Kent McGuire, president of the Southern Education Foundation, the nation’s oldest education philanthropy, told the Post:

“The fact is, we’ve had growing inequality in the country for many years. It didn’t happen overnight, but it’s steadily been happening. Government used to be a source of leadership and innovation around issues of economic prosperity and upward mobility. Now we’re a country disinclined to invest in our young people."

President Obama has proposed adding a billion dollars in federal support to state education programs, targeted toward poor kids. However, Republicans are far more focused on creating a parallel, private education system funded with public tax dollars. GOP lawmakers think "federal dollars could be more effective if redundant programs were streamlined and more power was given to states." However, they don't seem to think assigning tax dollars to subsidizing an entire, parallel, private school system is at at all redundant.
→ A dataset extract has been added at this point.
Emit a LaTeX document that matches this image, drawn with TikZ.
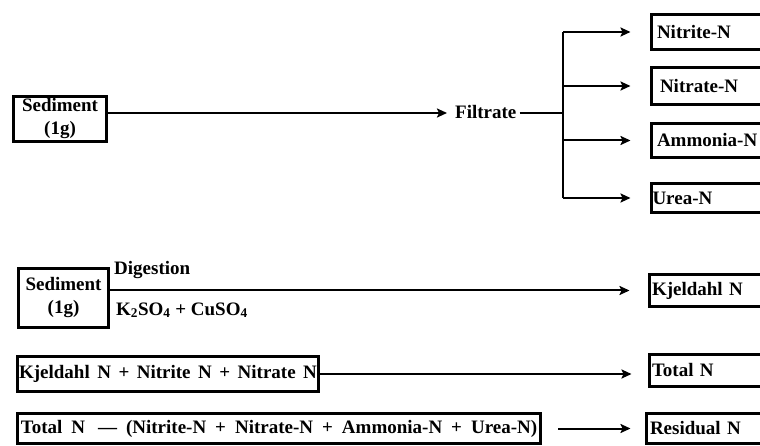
\documentclass[tikz,border=0pt]{standalone}
\usepackage{fontspec}
\setmainfont{Liberation Serif}
\usetikzlibrary{arrows.meta}
\newcommand\myWideSpace{\spaceskip=9pt\relax}
\newcommand\myMidSpace{\spaceskip=7.5pt\relax}
\begin{document}
\begin{tikzpicture}[x=1pt,y=-1pt,
  bx/.style={draw, line width=3pt, inner sep=0pt, font=\fontsize{19}{23}\selectfont\bfseries},
  rbox/.style={bx, anchor=west, text width=130pt, align=left, inner xsep=4pt},
  lbl/.style={inner sep=0pt, font=\fontsize{19}{23}\selectfont\bfseries},
  ln/.style={line width=2pt},
  arr/.style={line width=2pt, -{Stealth[length=10pt,width=9pt,inset=2pt]}}]
\clip (0,0) rectangle (760,446);
\fill[white] (0,0) rectangle (760,446);
% row 1
\node[bx, minimum width=93pt, minimum height=45pt, align=center] (sed1) at (60,119) {Sediment\\(1g)};
\node[lbl, anchor=base west] (filt) at (455,119) {Filtrate};
\node[rbox, minimum height=35pt, inner xsep=6pt] (nitrite) at (649.5,32) {Nitrite-N};
\node[rbox, minimum height=37pt, inner xsep=9pt] (nitrate) at (649.5,86) {Nitrate-N};
\node[rbox, minimum height=34pt, inner xsep=6pt] (ammonia) at (649.5,140.5) {Ammonia-N};
\node[rbox, minimum height=29pt, inner xsep=1.5pt] (urea) at (649.5,198) {Urea-N};
\coordinate (jn) at (563,113);
\draw[arr] (sed1.east |- jn) -- ([xshift=-8pt]filt.west |- jn);
\draw[ln] ([xshift=3pt]filt.east |- jn) -- (jn);
\draw[ln] (jn |- nitrite.west) -- (jn |- urea.west);
\draw[arr] (jn |- nitrite.west) -- ([xshift=-19pt]nitrite.west);
\draw[arr] (jn |- nitrate.west) -- ([xshift=-19pt]nitrate.west);
\draw[arr] (jn |- ammonia.west) -- ([xshift=-19pt]ammonia.west);
\draw[arr] (jn |- urea.west) -- ([xshift=-19pt]urea.west);
% row 2
\node[bx, minimum width=90pt, minimum height=59pt, align=center, font=\fontsize{19}{23}\selectfont\bfseries] (sed2) at (63.5,298) {Sediment\\(1g)};
\node[rbox, minimum height=32pt, inner xsep=3pt] (kj) at (647.5,290.5) {Kjeldahl N};
\node[lbl, anchor=base west] (dig) at (114,275) {Digestion};
\node[lbl, anchor=base west] (salt) at (116,315) {K\textsubscript{2}SO\textsubscript{4} + CuSO\textsubscript{4}};
\draw[arr] (sed2.east |- kj.west) -- ([xshift=-18pt]kj.west);
% row 3
\node[bx, minimum width=301pt, minimum height=35pt, font=\fontsize{19}{23}\selectfont\bfseries\myMidSpace] (k3) at (168,374) {Kjeldahl N + Nitrite N + Nitrate N};
\node[rbox, minimum height=32pt, inner xsep=3pt] (tot) at (647.5,370.5) {Total N};
\draw[arr] (k3.east) -- ([xshift=-16pt]k3.east -| tot.west);
% row 4
\node[bx, minimum width=523pt, minimum height=30pt, font=\fontsize{19}{23}\selectfont\bfseries\myWideSpace] (tn) at (279,428.5) {Total N\hspace{4pt} \textemdash\ (Nitrite-N + Nitrate-N + Ammonia-N + Urea-N)};
\node[rbox, minimum height=30pt, inner xsep=4pt] (res) at (644.5,428.5) {Residual N};
\draw[arr] ([xshift=16pt]tn.east |- res.west) -- ([xshift=-14pt]res.west);
\end{tikzpicture}
\end{document}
Nevertheless, here's the key factor in how well kids do in school: whether they come from impoverished families. Fight poverty and academic perfomance will go up, and then poverty will go down some more. In comparison, everything else is just hot air.

The Bill and Melinda Gates Foundation, which has given millions to improve education, put it this way: "Can Schools Defeat Poverty By Ignoring It?" Nope. A better question is: "Can politicians fix education by ignoring poverty?" Nope.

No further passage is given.